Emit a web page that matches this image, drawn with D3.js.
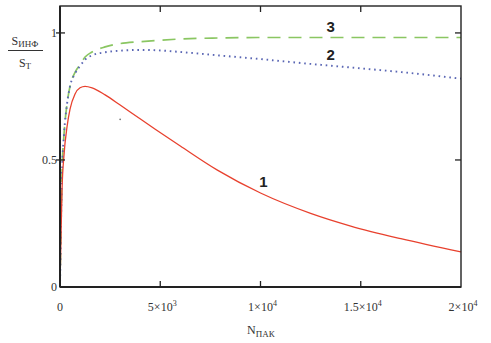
<!DOCTYPE html>
<html><head><meta charset="utf-8">
<script src="https://cdn.jsdelivr.net/npm/d3@7"></script>
<style>body{margin:0;background:#fff}</style>
</head><body>
<svg id="c" width="491" height="343"></svg>
<script>
const N      = [0, 50, 100, 200, 350, 500, 750, 1000, 1250, 1600, 2250, 3000, 3900, 4750, 6000, 7850, 10000, 12500, 14500, 17000, 20000];
const curve1 = [0, 0.20, 0.38, 0.52, 0.63, 0.70, 0.76, 0.784, 0.79, 0.784, 0.756, 0.716, 0.667, 0.621, 0.555, 0.46, 0.37, 0.29, 0.24, 0.19, 0.138];
const curve2 = [0, 0.25, 0.45, 0.60, 0.72, 0.79, 0.84, 0.87, 0.895, 0.912, 0.924, 0.93, 0.933, 0.932, 0.925, 0.912, 0.897, 0.878, 0.864, 0.846, 0.82];
const curve3 = [0, 0.25, 0.45, 0.60, 0.72, 0.79, 0.845, 0.875, 0.905, 0.925, 0.945, 0.958, 0.965, 0.97, 0.976, 0.98, 0.982, 0.982, 0.982, 0.982, 0.982];
const strayN = [3000], strayV = [0.66];
const xTicks = [0, 5000, 10000, 15000, 20000];
const xTickMant = ["0", "5", "1", "1.5", "2"];
const xTickExp  = ["", "3", "4", "4", "4"];
const yTicks = [0, 0.5, 1];
const yTickLabels = ["0", "0.5", "1"];
const curveLabels = [{t:"3", n:13500, v:1.002}, {t:"2", n:13500, v:0.892}, {t:"1", n:10150, v:0.392}];

const svg = d3.select("#c");
const x = d3.scaleLinear().domain([0, 20000]).range([60, 461]);
const y = d3.scaleLinear().domain([0, 1.106]).range([287, 6]);

const line = d3.line().x(d => x(d[0])).y(d => y(d[1])).curve(d3.curveMonotoneX);
const mk = arr => N.map((n, i) => [n, arr[i]]);

svg.append("path").attr("d", line(mk(curve3))).attr("fill","none")
  .attr("stroke","#8ac662").attr("stroke-width",1.7).attr("stroke-dasharray","13,8");
svg.append("path").attr("d", line(mk(curve2))).attr("fill","none")
  .attr("stroke","#5a66b4").attr("stroke-width",1.9).attr("stroke-dasharray","1.6,3.8");
svg.append("path").attr("d", line(mk(curve1))).attr("fill","none")
  .attr("stroke","#e8412e").attr("stroke-width",1.3);
svg.selectAll(".stray").data(strayN).enter().append("circle")
  .attr("cx", d => x(d)).attr("cy", (d,i) => y(strayV[i])).attr("r", 0.9).attr("fill","#777");

// frame
svg.append("rect").attr("x", x(0)).attr("y", y(1.106)).attr("width", x(20000)-x(0)).attr("height", y(0)-y(1.106))
  .attr("fill","none").attr("stroke","#222").attr("stroke-width",1.4);
svg.append("line").attr("x1",x(0)).attr("x2",x(0)).attr("y1",y(1.106)).attr("y2",y(0)).attr("stroke","#222").attr("stroke-width",2);
svg.append("line").attr("x1",x(0)).attr("x2",x(20000)).attr("y1",y(0)).attr("y2",y(0)).attr("stroke","#222").attr("stroke-width",2);

// ticks
const xt = xTicks.filter(t => t > 0 && t < 20000);
xt.forEach(t => {
  svg.append("line").attr("x1",x(t)).attr("x2",x(t)).attr("y1",y(0)).attr("y2",y(0)-6).attr("stroke","#222").attr("stroke-width",1.3);
  svg.append("line").attr("x1",x(t)).attr("x2",x(t)).attr("y1",y(1.106)).attr("y2",y(1.106)+6).attr("stroke","#222").attr("stroke-width",1.3);
});
yTicks.filter(t => t > 0).forEach(t => {
  svg.append("line").attr("x1",x(0)-4).attr("x2",x(0)+5).attr("y1",y(t)).attr("y2",y(t)).attr("stroke","#222").attr("stroke-width",1.3);
  svg.append("line").attr("x1",x(20000)-6).attr("x2",x(20000)).attr("y1",y(t)).attr("y2",y(t)).attr("stroke","#222").attr("stroke-width",1.3);
});

const tf = "'Liberation Serif','Times New Roman',serif";
xTicks.forEach((t, i) => {
  const tx = svg.append("text").attr("x", x(t) + (xTickExp[i] ? 2 : 0)).attr("y", 311)
    .attr("text-anchor","middle").attr("font-family", tf).attr("font-size", 12).attr("fill","#333");
  if (xTickExp[i]) {
    tx.append("tspan").text(xTickMant[i] + "\u00d710");
    tx.append("tspan").text(xTickExp[i]).attr("font-size", 8).attr("dy", -5);
  } else tx.text(xTickMant[i]);
});
yTicks.forEach((t, i) => {
  svg.append("text").attr("x", 57).attr("y", y(t) + 4).attr("text-anchor","end")
    .attr("font-family", tf).attr("font-size", 12).attr("fill","#333").text(yTickLabels[i]);
});

// axis titles
const xl = svg.append("text").attr("x", 247).attr("y", 334).attr("font-family", tf).attr("font-size", 12).attr("fill","#333");
xl.append("tspan").text("N");
xl.append("tspan").text("ПАК").attr("font-size", 9).attr("dy", 3);

const yl1 = svg.append("text").attr("x", 25).attr("y", 45).attr("text-anchor","middle").attr("font-family", tf).attr("font-size", 12).attr("fill","#333");
yl1.append("tspan").text("S");
yl1.append("tspan").text("ИНФ").attr("font-size", 9).attr("dy", 2);
svg.append("line").attr("x1", 8).attr("x2", 43).attr("y1", 50.5).attr("y2", 50.5).attr("stroke","#333").attr("stroke-width",1);
const yl2 = svg.append("text").attr("x", 25).attr("y", 67).attr("text-anchor","middle").attr("font-family", tf).attr("font-size", 12).attr("fill","#333");
yl2.append("tspan").text("S");
yl2.append("tspan").text("T").attr("font-size", 9).attr("dy", 2);

// curve labels
curveLabels.forEach(c => {
  svg.append("text").attr("x", x(c.n)).attr("y", y(c.v)).attr("text-anchor","middle")
    .attr("font-family","'Liberation Sans',Arial,sans-serif").attr("font-weight","bold").attr("font-size", 15).attr("fill","#222").text(c.t);
});
</script>
</body></html>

- - - - - - -

**WHAT NEEDS TO BE DONE**
Copy the listing word for word, excluding its pictures.

**COMPLETE ANSWER**
Emit a web page that matches this image, drawn with D3.js.
<!DOCTYPE html>
<html><head><meta charset="utf-8">
<script src="https://cdn.jsdelivr.net/npm/d3@7"></script>
<style>body{margin:0;background:#fff}</style>
</head><body>
<svg id="c" width="491" height="343"></svg>
<script>
const N      = [0, 50, 100, 200, 350, 500, 750, 1000, 1250, 1600, 2250, 3000, 3900, 4750, 6000, 7850, 10000, 12500, 14500, 17000, 20000];
const curve1 = [0, 0.20, 0.38, 0.52, 0.63, 0.70, 0.76, 0.784, 0.79, 0.784, 0.756, 0.716, 0.667, 0.621, 0.555, 0.46, 0.37, 0.29, 0.24, 0.19, 0.138];
const curve2 = [0, 0.25, 0.45, 0.60, 0.72, 0.79, 0.84, 0.87, 0.895, 0.912, 0.924, 0.93, 0.933, 0.932, 0.925, 0.912, 0.897, 0.878, 0.864, 0.846, 0.82];
const curve3 = [0, 0.25, 0.45, 0.60, 0.72, 0.79, 0.845, 0.875, 0.905, 0.925, 0.945, 0.958, 0.965, 0.97, 0.976, 0.98, 0.982, 0.982, 0.982, 0.982, 0.982];
const strayN = [3000], strayV = [0.66];
const xTicks = [0, 5000, 10000, 15000, 20000];
const xTickMant = ["0", "5", "1", "1.5", "2"];
const xTickExp  = ["", "3", "4", "4", "4"];
const yTicks = [0, 0.5, 1];
const yTickLabels = ["0", "0.5", "1"];
const curveLabels = [{t:"3", n:13500, v:1.002}, {t:"2", n:13500, v:0.892}, {t:"1", n:10150, v:0.392}];

const svg = d3.select("#c");
const x = d3.scaleLinear().domain([0, 20000]).range([60, 461]);
const y = d3.scaleLinear().domain([0, 1.106]).range([287, 6]);

const line = d3.line().x(d => x(d[0])).y(d => y(d[1])).curve(d3.curveMonotoneX);
const mk = arr => N.map((n, i) => [n, arr[i]]);

svg.append("path").attr("d", line(mk(curve3))).attr("fill","none")
  .attr("stroke","#8ac662").attr("stroke-width",1.7).attr("stroke-dasharray","13,8");
svg.append("path").attr("d", line(mk(curve2))).attr("fill","none")
  .attr("stroke","#5a66b4").attr("stroke-width",1.9).attr("stroke-dasharray","1.6,3.8");
svg.append("path").attr("d", line(mk(curve1))).attr("fill","none")
  .attr("stroke","#e8412e").attr("stroke-width",1.3);
svg.selectAll(".stray").data(strayN).enter().append("circle")
  .attr("cx", d => x(d)).attr("cy", (d,i) => y(strayV[i])).attr("r", 0.9).attr("fill","#777");

// frame
svg.append("rect").attr("x", x(0)).attr("y", y(1.106)).attr("width", x(20000)-x(0)).attr("height", y(0)-y(1.106))
  .attr("fill","none").attr("stroke","#222").attr("stroke-width",1.4);
svg.append("line").attr("x1",x(0)).attr("x2",x(0)).attr("y1",y(1.106)).attr("y2",y(0)).attr("stroke","#222").attr("stroke-width",2);
svg.append("line").attr("x1",x(0)).attr("x2",x(20000)).attr("y1",y(0)).attr("y2",y(0)).attr("stroke","#222").attr("stroke-width",2);

// ticks
const xt = xTicks.filter(t => t > 0 && t < 20000);
xt.forEach(t => {
  svg.append("line").attr("x1",x(t)).attr("x2",x(t)).attr("y1",y(0)).attr("y2",y(0)-6).attr("stroke","#222").attr("stroke-width",1.3);
  svg.append("line").attr("x1",x(t)).attr("x2",x(t)).attr("y1",y(1.106)).attr("y2",y(1.106)+6).attr("stroke","#222").attr("stroke-width",1.3);
});
yTicks.filter(t => t > 0).forEach(t => {
  svg.append("line").attr("x1",x(0)-4).attr("x2",x(0)+5).attr("y1",y(t)).attr("y2",y(t)).attr("stroke","#222").attr("stroke-width",1.3);
  svg.append("line").attr("x1",x(20000)-6).attr("x2",x(20000)).attr("y1",y(t)).attr("y2",y(t)).attr("stroke","#222").attr("stroke-width",1.3);
});

const tf = "'Liberation Serif','Times New Roman',serif";
xTicks.forEach((t, i) => {
  const tx = svg.append("text").attr("x", x(t) + (xTickExp[i] ? 2 : 0)).attr("y", 311)
    .attr("text-anchor","middle").attr("font-family", tf).attr("font-size", 12).attr("fill","#333");
  if (xTickExp[i]) {
    tx.append("tspan").text(xTickMant[i] + "\u00d710");
    tx.append("tspan").text(xTickExp[i]).attr("font-size", 8).attr("dy", -5);
  } else tx.text(xTickMant[i]);
});
yTicks.forEach((t, i) => {
  svg.append("text").attr("x", 57).attr("y", y(t) + 4).attr("text-anchor","end")
    .attr("font-family", tf).attr("font-size", 12).attr("fill","#333").text(yTickLabels[i]);
});

// axis titles
const xl = svg.append("text").attr("x", 247).attr("y", 334).attr("font-family", tf).attr("font-size", 12).attr("fill","#333");
xl.append("tspan").text("N");
xl.append("tspan").text("ПАК").attr("font-size", 9).attr("dy", 3);

const yl1 = svg.append("text").attr("x", 25).attr("y", 45).attr("text-anchor","middle").attr("font-family", tf).attr("font-size", 12).attr("fill","#333");
yl1.append("tspan").text("S");
yl1.append("tspan").text("ИНФ").attr("font-size", 9).attr("dy", 2);
svg.append("line").attr("x1", 8).attr("x2", 43).attr("y1", 50.5).attr("y2", 50.5).attr("stroke","#333").attr("stroke-width",1);
const yl2 = svg.append("text").attr("x", 25).attr("y", 67).attr("text-anchor","middle").attr("font-family", tf).attr("font-size", 12).attr("fill","#333");
yl2.append("tspan").text("S");
yl2.append("tspan").text("T").attr("font-size", 9).attr("dy", 2);

// curve labels
curveLabels.forEach(c => {
  svg.append("text").attr("x", x(c.n)).attr("y", y(c.v)).attr("text-anchor","middle")
    .attr("font-family","'Liberation Sans',Arial,sans-serif").attr("font-weight","bold").attr("font-size", 15).attr("fill","#222").text(c.t);
});
</script>
</body></html>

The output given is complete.